Nel 1469 Botticelli lavorava già da solo, come dimostra la portata al Catasto del 1469 in cui è segnalato come operante in casa propria. Il 9 ottobre 1469 Filippo Lippi morì a Spoleto e nel 1470 Sandro mise bottega per conto proprio.

Dal 18 giugno al 18 agosto di quell’anno lavorò alla sua prima commissione pubblica, di notevole prestigio e risonanza. Si tratta di una spalliera allegorica, realizzata per il Tribunale della Mercanzia di Firenze raffigurante la Fortezza. Il pannello doveva inserirsi all’interno di un ciclo ordinato a Piero Pollaiolo che infatti eseguì sei delle sette Virtù. Botticelli accolse lo schema presentato dal Pollaiolo nelle sue linee generali, ma impostò l’immagine in modo del tutto diverso; al posto dell’austero scranno marmoreo usato da Piero, dipinse un trono riccamente decorato e dalle forme fantastiche che costituiscono un preciso richiamo alle qualità morali inerenti all’esercizio della magistratura, in pratica un’allusione simbolica al “tesoro” che accompagnava il possesso di questa virtù. L’architettura viva e reale si unisce alla figura di donna che vi è seduta sopra, solida, plastica, ma soprattutto di estrema bellezza; fu proprio la continua ricerca della bellezza assoluta, al di là del tempo e dello spazio, che portò poi Botticelli a staccarsi progressivamente dai modelli iniziali e a elaborare uno stile sostanzialmente diverso da quello dei suoi contemporanei, che lo rese un caso praticamente unico nel panorama artistico fiorentino dell’epoca.

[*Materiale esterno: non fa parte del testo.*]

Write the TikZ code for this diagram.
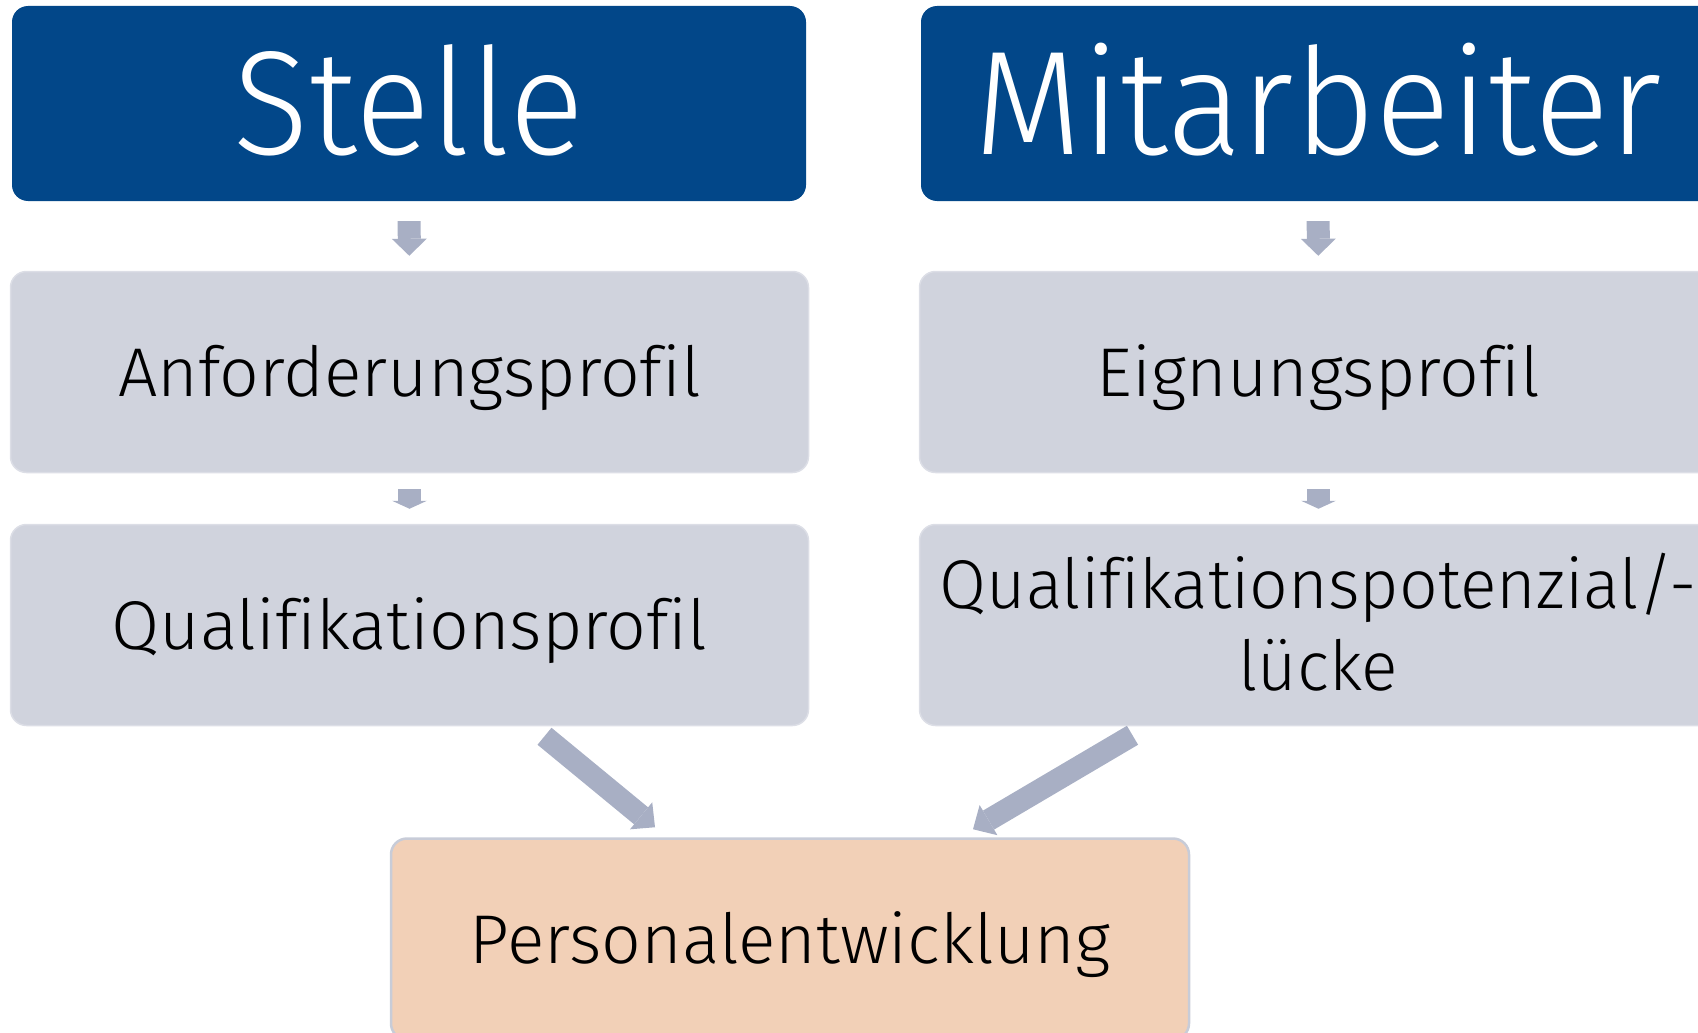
\documentclass[tikz,border=0pt]{standalone}
\usepackage{fontspec}
\setmainfont{Fira Sans Light}[FakeStretch=1.01,Ligatures=NoCommon]
\newfontfamily\headfont{Fira Sans Light}[FakeStretch=0.945,Ligatures=NoCommon]
\newfontfamily\narrowfont{Fira Sans Light}[FakeStretch=0.985,Ligatures=NoCommon]
\usepackage{tikz}
\usetikzlibrary{arrows.meta,positioning}
\definecolor{headblue}{RGB}{2,71,137}
\definecolor{profgray}{RGB}{208,211,221}
\definecolor{arrowgray}{RGB}{168,175,196}
\definecolor{peorange}{RGB}{242,208,183}
\definecolor{peborder}{RGB}{200,204,216}

\begin{document}
\begin{tikzpicture}[x=1pt,y=-1pt,
    headbox/.style={rounded corners=16pt, fill=headblue, text=white,
        minimum width=794pt, minimum height=195pt, inner sep=0pt,
        font=\headfont\fontsize{148}{160}\selectfont, text height=102pt, text depth=0pt},
    profbox/.style={rounded corners=16pt, fill=profgray, draw=profgray!75!white, line width=1.5pt,
        minimum width=798pt, minimum height=201pt, inner sep=0pt, align=center,
        font=\fontsize{69}{82}\selectfont, text height=48pt, text depth=0pt},
    pebox/.style={profbox, fill=peorange, draw=peborder, line width=2.5pt},
    bigdown/.style={draw=arrowgray, line width=23pt,
        -{Triangle[width=35pt,length=17pt,line width=0pt]},
        shorten <=20pt, shorten >=15pt},
    smalldown/.style={draw=arrowgray, line width=23pt,
        -{Triangle[width=35pt,length=8pt,line width=0pt]},
        shorten <=16pt, shorten >=15pt},
    slantarrow/.style={draw=arrowgray, line width=22pt,
        -{Triangle[width=35pt,length=18pt,line width=0pt]}}]
 %the frame
    \useasboundingbox (0,0) rectangle (1698,1033);

 %the two heads
    \node[headbox] (stelle) at (409,103.5) {Stelle};
    \node[headbox] (mitarb) at (1318,103.5) {Mitarbeiter};

 %the profiles
    \node[profbox] (anf) at (409.5,372) {Anforderungsprofil};
    \node[profbox] (eign) at (1318.5,372) {Eignungsprofil};
    \node[profbox] (qualL) at (409.5,625) {Qualifikationsprofil};
    \node[profbox, text height=130pt, font=\narrowfont\fontsize{69}{82}\selectfont] (qualR) at (1318.5,625)
        {Qualifikationspotenzial/-\\lücke};

 %the target
    \node[pebox] (pe) at (790,939) {Personalentwicklung};

 %the arrows
    \draw[bigdown] (stelle) -- (anf);
    \draw[bigdown] (mitarb) -- (eign);
    \draw[smalldown] (anf) -- (qualL);
    \draw[smalldown] (eign) -- (qualR);
    \draw[slantarrow] ([xshift=135pt,yshift=-10pt]qualL.south) -- ([xshift=-135pt,yshift=10pt]pe.north);
    \draw[slantarrow] ([xshift=-186pt,yshift=-9pt]qualR.south) -- ([xshift=183pt,yshift=8pt]pe.north);
\end{tikzpicture}
\end{document}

Botticelli scelse di esaltare la grazia, cioè l’eleganza intellettuale e la squisita rappresentazione dei sentimenti e fu per questo che le sue opere più celebri vennero caratterizzate da un marcato linearismo e da un intenso lirismo, ma soprattutto l’ideale equilibrio tra il naturalismo e l’artificiosità delle forme.

Prima di produrre quegli autentici capolavori della storia delle arti egli ebbe però modo di ampliare la sua esperienza con altri dipinti, che costituiscono il necessario passaggio intermedio tra le opere degli esordi e quelle della maturità.


L’influeza neoplatonica

I neoplatonici offrirono la più convincente rivalutazione della cultura antica data fino a quel momento, riuscendo a colmare la frattura che si era venuta a creare tra i primi sostenitori del movimento umanista e la religione cristiana, che condannava l’antichità in quanto pagana; essi non solo riproposero con forza le “virtù degli antichi come modello etico” della vita civile, ma arrivarono a conciliare gli ideali cristiani con quelli della cultura classica, ispirandosi a Platone ed alle varie correnti di misticismo tardo-pagano che attestavano la profonda religiosità delle comunità pre-cristiane.

L’influenza di queste teorie sulle arti figurative fu profonda; i temi della bellezza e dell’amore divennero centrali nel sistema neoplatonico perché l’uomo spinto dall’amore poteva elevarsi dal regno inferiore della materia a quello superiore dello spirito. In questo modo la mitologia fu pienamente riabilitata e le venne assegnata la stessa dignità dei temi di soggetto sacro e ciò spiega anche il motivo per cui le decorazioni di carattere profano ebbero una così larga diffusione.

Venere, la dea più peccaminosa dell’Olimpo pagano venne totalmente reinterpretata dai filosofi neoplatonici e diventò uno dei soggetti raffigurati più frequentemente dagli artisti secondo una duplice tipologia: la Venere celeste, simbolo dell’amore spirituale che spingeva l’uomo verso l’ascesi e la Venere terrena, simbolo dell’istintualità e della passione che lo ricacciavano verso il basso.